Begin Data extract

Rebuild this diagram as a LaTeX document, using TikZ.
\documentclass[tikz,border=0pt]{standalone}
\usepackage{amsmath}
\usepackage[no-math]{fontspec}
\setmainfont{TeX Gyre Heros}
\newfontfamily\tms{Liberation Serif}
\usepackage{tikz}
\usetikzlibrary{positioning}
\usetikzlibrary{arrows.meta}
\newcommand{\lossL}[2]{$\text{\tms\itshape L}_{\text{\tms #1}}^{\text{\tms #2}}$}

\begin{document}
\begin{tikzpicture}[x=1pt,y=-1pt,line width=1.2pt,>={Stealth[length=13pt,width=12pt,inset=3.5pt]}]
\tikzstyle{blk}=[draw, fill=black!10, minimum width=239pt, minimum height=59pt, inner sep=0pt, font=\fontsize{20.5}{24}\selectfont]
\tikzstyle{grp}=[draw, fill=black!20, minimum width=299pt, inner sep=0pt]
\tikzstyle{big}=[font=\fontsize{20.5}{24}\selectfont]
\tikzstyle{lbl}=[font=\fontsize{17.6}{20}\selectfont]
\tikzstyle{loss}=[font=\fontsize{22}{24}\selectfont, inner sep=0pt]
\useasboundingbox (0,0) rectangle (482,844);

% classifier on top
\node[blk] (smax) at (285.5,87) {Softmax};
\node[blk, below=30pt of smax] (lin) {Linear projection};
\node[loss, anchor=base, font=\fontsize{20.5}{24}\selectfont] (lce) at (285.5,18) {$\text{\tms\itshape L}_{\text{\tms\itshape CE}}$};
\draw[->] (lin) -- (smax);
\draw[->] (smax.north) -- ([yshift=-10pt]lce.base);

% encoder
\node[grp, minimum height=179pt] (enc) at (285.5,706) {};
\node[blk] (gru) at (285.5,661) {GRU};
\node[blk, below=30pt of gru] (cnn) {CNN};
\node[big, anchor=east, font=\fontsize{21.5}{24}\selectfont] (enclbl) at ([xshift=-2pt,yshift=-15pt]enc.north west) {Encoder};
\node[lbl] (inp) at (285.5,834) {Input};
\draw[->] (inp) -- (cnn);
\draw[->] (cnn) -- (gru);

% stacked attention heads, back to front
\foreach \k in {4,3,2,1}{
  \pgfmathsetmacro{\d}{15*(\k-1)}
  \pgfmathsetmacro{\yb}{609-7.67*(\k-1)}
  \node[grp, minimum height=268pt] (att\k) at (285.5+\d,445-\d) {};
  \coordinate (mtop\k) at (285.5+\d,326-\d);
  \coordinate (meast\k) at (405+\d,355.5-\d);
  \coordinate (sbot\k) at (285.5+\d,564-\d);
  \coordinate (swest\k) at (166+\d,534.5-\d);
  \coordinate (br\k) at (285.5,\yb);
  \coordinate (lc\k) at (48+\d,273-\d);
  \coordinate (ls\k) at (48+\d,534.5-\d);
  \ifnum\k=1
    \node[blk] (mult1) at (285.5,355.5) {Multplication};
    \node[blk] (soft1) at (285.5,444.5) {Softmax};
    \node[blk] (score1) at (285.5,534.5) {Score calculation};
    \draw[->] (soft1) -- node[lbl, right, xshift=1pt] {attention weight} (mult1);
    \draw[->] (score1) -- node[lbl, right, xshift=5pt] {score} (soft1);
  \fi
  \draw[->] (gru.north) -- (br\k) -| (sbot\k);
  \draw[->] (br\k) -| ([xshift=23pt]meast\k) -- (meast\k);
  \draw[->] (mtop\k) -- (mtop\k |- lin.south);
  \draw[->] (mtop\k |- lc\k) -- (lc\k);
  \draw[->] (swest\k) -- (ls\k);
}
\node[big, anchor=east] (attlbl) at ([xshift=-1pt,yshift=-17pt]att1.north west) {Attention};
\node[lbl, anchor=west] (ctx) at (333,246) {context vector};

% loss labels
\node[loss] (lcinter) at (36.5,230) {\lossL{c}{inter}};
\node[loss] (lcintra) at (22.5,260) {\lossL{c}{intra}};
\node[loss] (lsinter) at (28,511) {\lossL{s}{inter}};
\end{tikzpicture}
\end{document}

End Data extract
Begin Data extract

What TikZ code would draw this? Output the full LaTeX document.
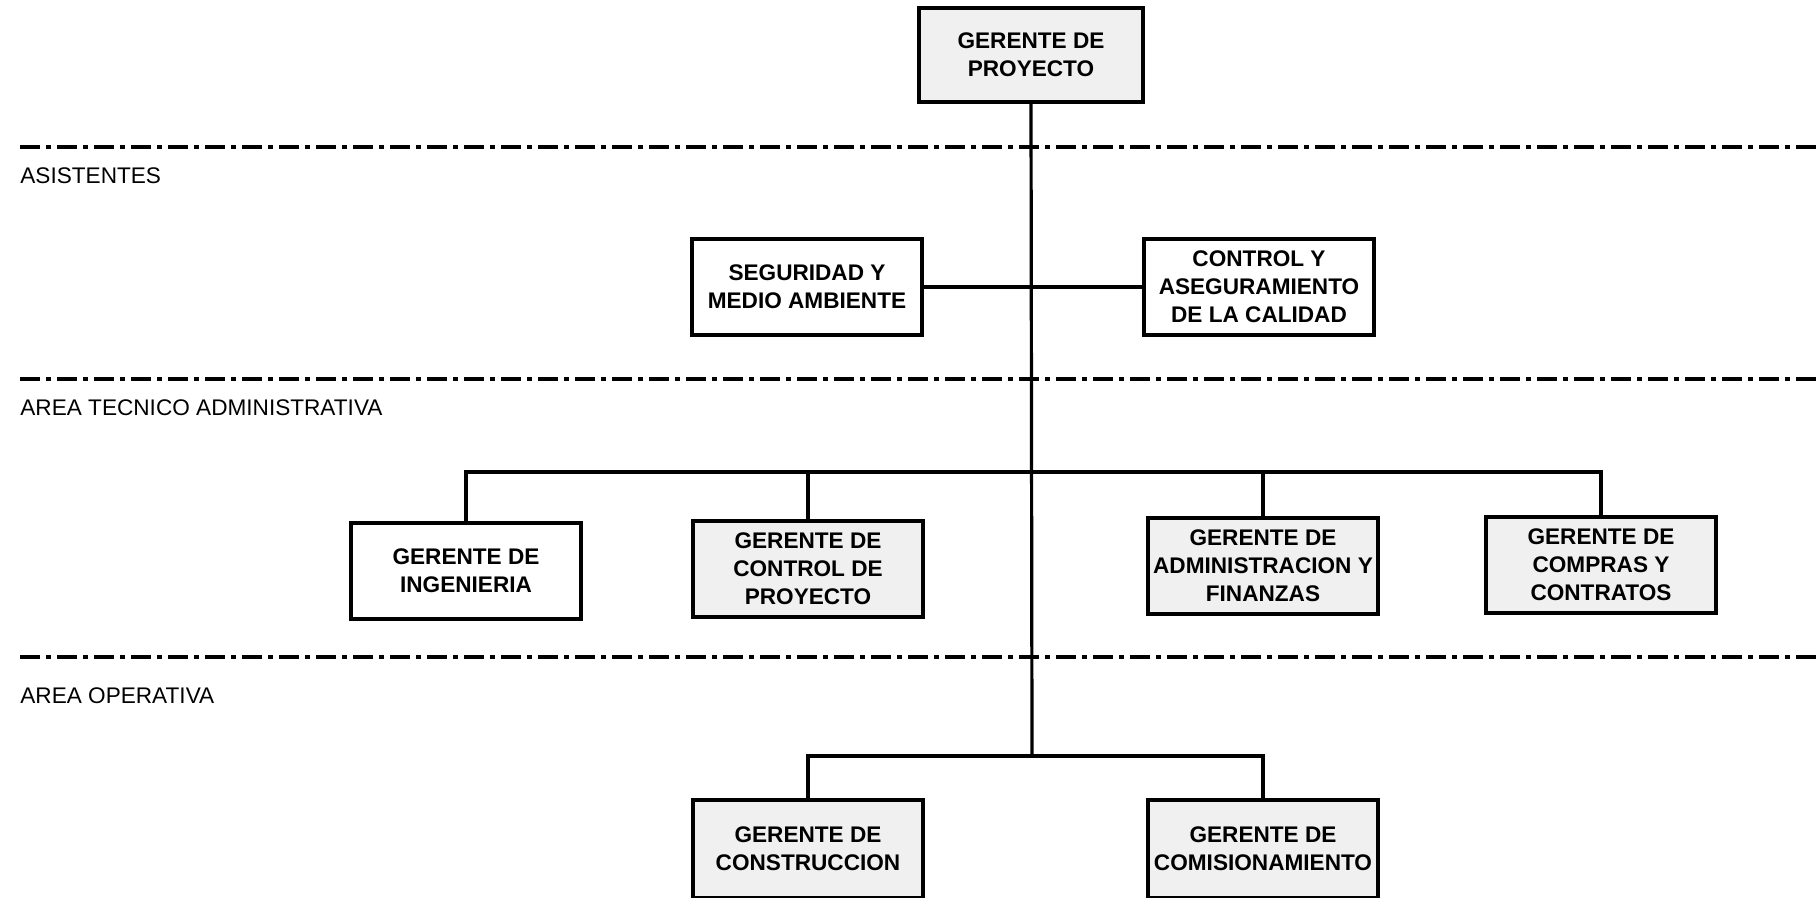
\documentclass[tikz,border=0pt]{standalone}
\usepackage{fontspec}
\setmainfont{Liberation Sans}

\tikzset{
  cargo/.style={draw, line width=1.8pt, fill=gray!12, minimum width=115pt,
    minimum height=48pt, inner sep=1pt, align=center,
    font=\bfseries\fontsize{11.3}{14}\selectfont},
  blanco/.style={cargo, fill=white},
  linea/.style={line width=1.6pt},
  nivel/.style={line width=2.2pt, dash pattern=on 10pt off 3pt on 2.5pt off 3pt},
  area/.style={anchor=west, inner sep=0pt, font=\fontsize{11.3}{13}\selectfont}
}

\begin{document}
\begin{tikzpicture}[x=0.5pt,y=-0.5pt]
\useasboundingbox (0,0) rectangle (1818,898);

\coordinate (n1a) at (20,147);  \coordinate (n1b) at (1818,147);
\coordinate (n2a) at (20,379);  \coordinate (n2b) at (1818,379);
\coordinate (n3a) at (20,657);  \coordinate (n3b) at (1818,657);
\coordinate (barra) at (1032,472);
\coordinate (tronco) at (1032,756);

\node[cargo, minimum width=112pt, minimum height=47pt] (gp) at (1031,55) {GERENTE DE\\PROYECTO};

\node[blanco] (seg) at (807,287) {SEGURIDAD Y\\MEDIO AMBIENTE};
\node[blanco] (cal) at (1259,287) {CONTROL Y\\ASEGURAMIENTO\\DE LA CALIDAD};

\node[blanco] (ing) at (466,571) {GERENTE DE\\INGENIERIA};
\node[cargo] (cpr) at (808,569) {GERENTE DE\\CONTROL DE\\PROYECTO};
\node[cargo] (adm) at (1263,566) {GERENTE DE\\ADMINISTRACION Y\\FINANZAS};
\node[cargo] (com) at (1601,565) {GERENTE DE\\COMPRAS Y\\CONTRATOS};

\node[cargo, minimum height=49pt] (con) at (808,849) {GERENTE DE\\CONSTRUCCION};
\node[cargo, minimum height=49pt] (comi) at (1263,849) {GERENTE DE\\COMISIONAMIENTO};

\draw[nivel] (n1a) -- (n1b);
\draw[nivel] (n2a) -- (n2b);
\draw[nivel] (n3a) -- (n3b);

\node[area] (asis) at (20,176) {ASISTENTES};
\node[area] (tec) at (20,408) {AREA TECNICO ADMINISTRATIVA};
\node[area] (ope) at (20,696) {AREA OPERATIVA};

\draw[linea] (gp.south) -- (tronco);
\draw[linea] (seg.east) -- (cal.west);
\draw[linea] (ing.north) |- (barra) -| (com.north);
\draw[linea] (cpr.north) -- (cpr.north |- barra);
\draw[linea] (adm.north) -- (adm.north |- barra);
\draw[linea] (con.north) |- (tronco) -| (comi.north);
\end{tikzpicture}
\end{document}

End Data extract

# [What needs to be done]
Quote only the lines running from the line with "What TikZ code" to the line with "(com) at (1601,565)", ends included, exactly as they appear and without the pictures.

# [Response to this exercise]
What TikZ code would draw this? Output the full LaTeX document.
\documentclass[tikz,border=0pt]{standalone}
\usepackage{fontspec}
\setmainfont{Liberation Sans}

\tikzset{
  cargo/.style={draw, line width=1.8pt, fill=gray!12, minimum width=115pt,
    minimum height=48pt, inner sep=1pt, align=center,
    font=\bfseries\fontsize{11.3}{14}\selectfont},
  blanco/.style={cargo, fill=white},
  linea/.style={line width=1.6pt},
  nivel/.style={line width=2.2pt, dash pattern=on 10pt off 3pt on 2.5pt off 3pt},
  area/.style={anchor=west, inner sep=0pt, font=\fontsize{11.3}{13}\selectfont}
}

\begin{document}
\begin{tikzpicture}[x=0.5pt,y=-0.5pt]
\useasboundingbox (0,0) rectangle (1818,898);

\coordinate (n1a) at (20,147);  \coordinate (n1b) at (1818,147);
\coordinate (n2a) at (20,379);  \coordinate (n2b) at (1818,379);
\coordinate (n3a) at (20,657);  \coordinate (n3b) at (1818,657);
\coordinate (barra) at (1032,472);
\coordinate (tronco) at (1032,756);

\node[cargo, minimum width=112pt, minimum height=47pt] (gp) at (1031,55) {GERENTE DE\\PROYECTO};

\node[blanco] (seg) at (807,287) {SEGURIDAD Y\\MEDIO AMBIENTE};
\node[blanco] (cal) at (1259,287) {CONTROL Y\\ASEGURAMIENTO\\DE LA CALIDAD};

\node[blanco] (ing) at (466,571) {GERENTE DE\\INGENIERIA};
\node[cargo] (cpr) at (808,569) {GERENTE DE\\CONTROL DE\\PROYECTO};
\node[cargo] (adm) at (1263,566) {GERENTE DE\\ADMINISTRACION Y\\FINANZAS};
\node[cargo] (com) at (1601,565) {GERENTE DE\\COMPRAS Y\\CONTRATOS};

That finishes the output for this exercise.